→ **Set task**
From the listing below, copy word for word every line starting at the one that includes "Recreate this image" and ending at the one that includes "(0,0) rectangle (915,555);"; the pictures are omitted.

→ **Materials provided**
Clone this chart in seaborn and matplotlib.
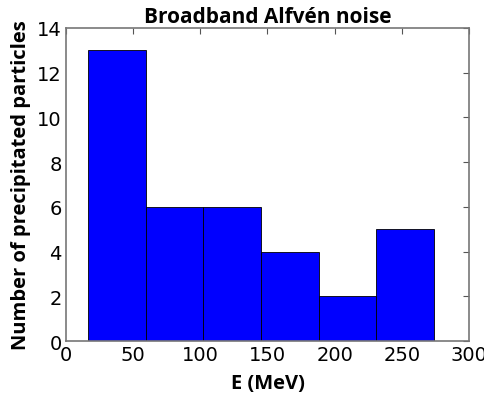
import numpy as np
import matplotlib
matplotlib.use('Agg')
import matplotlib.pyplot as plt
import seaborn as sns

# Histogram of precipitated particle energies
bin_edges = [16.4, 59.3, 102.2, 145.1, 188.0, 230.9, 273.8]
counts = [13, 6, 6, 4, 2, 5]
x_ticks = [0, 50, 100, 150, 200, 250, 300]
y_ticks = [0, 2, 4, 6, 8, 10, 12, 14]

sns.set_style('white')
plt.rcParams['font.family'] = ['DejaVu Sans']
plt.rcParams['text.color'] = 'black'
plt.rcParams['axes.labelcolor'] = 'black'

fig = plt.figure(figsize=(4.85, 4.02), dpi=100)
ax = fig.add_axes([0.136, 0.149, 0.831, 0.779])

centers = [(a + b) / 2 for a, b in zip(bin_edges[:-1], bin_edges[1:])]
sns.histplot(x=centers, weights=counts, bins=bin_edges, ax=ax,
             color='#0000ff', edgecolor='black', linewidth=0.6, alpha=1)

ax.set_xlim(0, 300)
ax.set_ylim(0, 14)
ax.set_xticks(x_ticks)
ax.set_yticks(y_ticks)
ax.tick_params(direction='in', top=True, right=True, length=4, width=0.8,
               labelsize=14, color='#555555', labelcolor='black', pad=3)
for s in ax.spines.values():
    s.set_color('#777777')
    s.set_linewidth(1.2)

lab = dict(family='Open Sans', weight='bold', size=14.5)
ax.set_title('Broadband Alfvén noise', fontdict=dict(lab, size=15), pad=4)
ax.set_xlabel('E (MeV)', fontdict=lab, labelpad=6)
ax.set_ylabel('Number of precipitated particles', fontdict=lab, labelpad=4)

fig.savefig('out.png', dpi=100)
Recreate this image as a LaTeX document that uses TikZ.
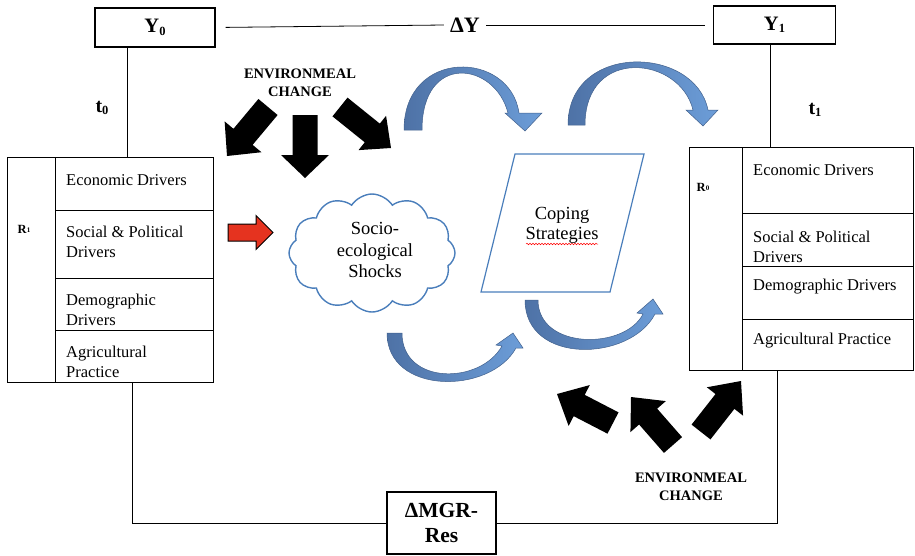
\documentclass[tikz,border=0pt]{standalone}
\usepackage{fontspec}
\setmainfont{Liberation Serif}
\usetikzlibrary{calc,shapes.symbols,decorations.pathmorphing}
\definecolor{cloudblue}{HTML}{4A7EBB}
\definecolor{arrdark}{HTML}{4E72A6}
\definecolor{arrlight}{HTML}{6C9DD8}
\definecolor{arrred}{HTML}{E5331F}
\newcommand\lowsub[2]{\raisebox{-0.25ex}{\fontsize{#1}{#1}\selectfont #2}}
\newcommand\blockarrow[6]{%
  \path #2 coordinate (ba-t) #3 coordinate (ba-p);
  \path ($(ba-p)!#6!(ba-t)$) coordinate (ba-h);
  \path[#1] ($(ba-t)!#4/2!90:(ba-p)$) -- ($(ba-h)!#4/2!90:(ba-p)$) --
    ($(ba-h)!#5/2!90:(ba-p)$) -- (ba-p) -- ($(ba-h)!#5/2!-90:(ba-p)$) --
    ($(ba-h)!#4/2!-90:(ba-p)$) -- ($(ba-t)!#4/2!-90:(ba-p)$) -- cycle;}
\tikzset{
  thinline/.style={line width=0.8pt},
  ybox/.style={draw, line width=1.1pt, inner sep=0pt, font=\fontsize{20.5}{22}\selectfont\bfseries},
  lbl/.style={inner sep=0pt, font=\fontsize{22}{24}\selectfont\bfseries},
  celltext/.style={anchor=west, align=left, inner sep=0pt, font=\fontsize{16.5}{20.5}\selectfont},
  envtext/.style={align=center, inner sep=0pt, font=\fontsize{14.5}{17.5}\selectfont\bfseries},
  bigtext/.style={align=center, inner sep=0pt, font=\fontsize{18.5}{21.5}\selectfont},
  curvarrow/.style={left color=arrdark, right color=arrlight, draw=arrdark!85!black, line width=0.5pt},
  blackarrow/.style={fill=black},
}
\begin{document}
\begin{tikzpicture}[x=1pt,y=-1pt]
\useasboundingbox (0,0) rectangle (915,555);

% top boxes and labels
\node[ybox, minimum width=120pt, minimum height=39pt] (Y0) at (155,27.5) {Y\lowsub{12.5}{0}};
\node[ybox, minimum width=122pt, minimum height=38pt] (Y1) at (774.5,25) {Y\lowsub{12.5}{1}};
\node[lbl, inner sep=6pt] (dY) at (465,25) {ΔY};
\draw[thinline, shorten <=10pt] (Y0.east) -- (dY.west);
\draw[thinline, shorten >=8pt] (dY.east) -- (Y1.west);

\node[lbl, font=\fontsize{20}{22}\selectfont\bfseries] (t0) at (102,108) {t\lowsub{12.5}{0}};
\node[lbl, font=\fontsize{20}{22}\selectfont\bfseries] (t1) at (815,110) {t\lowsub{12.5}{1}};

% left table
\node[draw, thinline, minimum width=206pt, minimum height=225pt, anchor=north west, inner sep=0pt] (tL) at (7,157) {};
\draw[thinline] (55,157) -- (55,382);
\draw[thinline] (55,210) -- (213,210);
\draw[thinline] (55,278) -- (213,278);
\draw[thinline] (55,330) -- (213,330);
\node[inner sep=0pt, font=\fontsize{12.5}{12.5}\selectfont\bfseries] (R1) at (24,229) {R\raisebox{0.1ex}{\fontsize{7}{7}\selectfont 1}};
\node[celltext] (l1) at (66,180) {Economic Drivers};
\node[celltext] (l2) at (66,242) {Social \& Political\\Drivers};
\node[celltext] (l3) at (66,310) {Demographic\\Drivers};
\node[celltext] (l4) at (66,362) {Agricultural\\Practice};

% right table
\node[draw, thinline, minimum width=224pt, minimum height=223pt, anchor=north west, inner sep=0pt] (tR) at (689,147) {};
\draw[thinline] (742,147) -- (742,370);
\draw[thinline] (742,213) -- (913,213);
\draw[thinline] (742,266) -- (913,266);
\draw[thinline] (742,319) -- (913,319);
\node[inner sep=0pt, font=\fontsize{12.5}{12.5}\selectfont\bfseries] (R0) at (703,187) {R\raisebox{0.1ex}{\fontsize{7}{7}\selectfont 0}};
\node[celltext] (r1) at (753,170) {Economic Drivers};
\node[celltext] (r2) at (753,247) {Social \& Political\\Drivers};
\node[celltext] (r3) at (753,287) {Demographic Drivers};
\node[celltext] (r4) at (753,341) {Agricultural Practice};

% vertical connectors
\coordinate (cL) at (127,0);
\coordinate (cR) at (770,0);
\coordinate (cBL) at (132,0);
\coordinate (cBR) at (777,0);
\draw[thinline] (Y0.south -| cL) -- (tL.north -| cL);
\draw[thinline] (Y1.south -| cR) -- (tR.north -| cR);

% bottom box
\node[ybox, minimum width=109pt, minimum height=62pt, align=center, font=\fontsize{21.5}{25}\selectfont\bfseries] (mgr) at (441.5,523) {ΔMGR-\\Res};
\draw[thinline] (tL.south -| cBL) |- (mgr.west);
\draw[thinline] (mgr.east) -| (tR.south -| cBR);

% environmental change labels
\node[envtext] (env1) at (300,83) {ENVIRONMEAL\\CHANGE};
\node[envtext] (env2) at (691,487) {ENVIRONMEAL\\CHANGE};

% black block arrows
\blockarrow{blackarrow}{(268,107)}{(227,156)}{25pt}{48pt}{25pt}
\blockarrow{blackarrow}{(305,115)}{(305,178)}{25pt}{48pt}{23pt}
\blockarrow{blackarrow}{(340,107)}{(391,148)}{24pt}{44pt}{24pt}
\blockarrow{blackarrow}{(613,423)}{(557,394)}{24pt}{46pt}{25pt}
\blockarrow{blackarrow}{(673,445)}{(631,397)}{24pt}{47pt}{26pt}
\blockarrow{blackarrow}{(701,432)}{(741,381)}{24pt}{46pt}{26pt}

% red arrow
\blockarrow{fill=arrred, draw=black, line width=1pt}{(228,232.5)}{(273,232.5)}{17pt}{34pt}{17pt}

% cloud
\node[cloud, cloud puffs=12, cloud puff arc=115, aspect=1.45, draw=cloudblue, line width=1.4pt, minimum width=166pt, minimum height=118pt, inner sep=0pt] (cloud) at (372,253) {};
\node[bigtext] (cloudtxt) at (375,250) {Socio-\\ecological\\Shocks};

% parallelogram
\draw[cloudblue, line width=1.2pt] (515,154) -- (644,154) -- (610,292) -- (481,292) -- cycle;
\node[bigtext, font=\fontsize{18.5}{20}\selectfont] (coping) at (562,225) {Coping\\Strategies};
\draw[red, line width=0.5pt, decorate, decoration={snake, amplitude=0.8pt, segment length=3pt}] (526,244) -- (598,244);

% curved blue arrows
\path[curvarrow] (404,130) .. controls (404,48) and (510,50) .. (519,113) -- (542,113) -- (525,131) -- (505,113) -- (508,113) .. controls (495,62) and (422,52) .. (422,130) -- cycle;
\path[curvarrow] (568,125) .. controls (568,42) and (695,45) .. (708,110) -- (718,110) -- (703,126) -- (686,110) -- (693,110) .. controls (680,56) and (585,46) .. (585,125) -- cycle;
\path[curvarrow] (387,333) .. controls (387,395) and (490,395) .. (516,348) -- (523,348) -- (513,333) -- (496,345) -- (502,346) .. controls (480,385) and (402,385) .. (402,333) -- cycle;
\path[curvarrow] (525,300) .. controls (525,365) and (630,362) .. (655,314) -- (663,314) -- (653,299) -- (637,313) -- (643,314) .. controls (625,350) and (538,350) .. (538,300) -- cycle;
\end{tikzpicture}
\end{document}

→ **Task result**
Recreate this image as a LaTeX document that uses TikZ.
\documentclass[tikz,border=0pt]{standalone}
\usepackage{fontspec}
\setmainfont{Liberation Serif}
\usetikzlibrary{calc,shapes.symbols,decorations.pathmorphing}
\definecolor{cloudblue}{HTML}{4A7EBB}
\definecolor{arrdark}{HTML}{4E72A6}
\definecolor{arrlight}{HTML}{6C9DD8}
\definecolor{arrred}{HTML}{E5331F}
\newcommand\lowsub[2]{\raisebox{-0.25ex}{\fontsize{#1}{#1}\selectfont #2}}
\newcommand\blockarrow[6]{%
  \path #2 coordinate (ba-t) #3 coordinate (ba-p);
  \path ($(ba-p)!#6!(ba-t)$) coordinate (ba-h);
  \path[#1] ($(ba-t)!#4/2!90:(ba-p)$) -- ($(ba-h)!#4/2!90:(ba-p)$) --
    ($(ba-h)!#5/2!90:(ba-p)$) -- (ba-p) -- ($(ba-h)!#5/2!-90:(ba-p)$) --
    ($(ba-h)!#4/2!-90:(ba-p)$) -- ($(ba-t)!#4/2!-90:(ba-p)$) -- cycle;}
\tikzset{
  thinline/.style={line width=0.8pt},
  ybox/.style={draw, line width=1.1pt, inner sep=0pt, font=\fontsize{20.5}{22}\selectfont\bfseries},
  lbl/.style={inner sep=0pt, font=\fontsize{22}{24}\selectfont\bfseries},
  celltext/.style={anchor=west, align=left, inner sep=0pt, font=\fontsize{16.5}{20.5}\selectfont},
  envtext/.style={align=center, inner sep=0pt, font=\fontsize{14.5}{17.5}\selectfont\bfseries},
  bigtext/.style={align=center, inner sep=0pt, font=\fontsize{18.5}{21.5}\selectfont},
  curvarrow/.style={left color=arrdark, right color=arrlight, draw=arrdark!85!black, line width=0.5pt},
  blackarrow/.style={fill=black},
}
\begin{document}
\begin{tikzpicture}[x=1pt,y=-1pt]
\useasboundingbox (0,0) rectangle (915,555);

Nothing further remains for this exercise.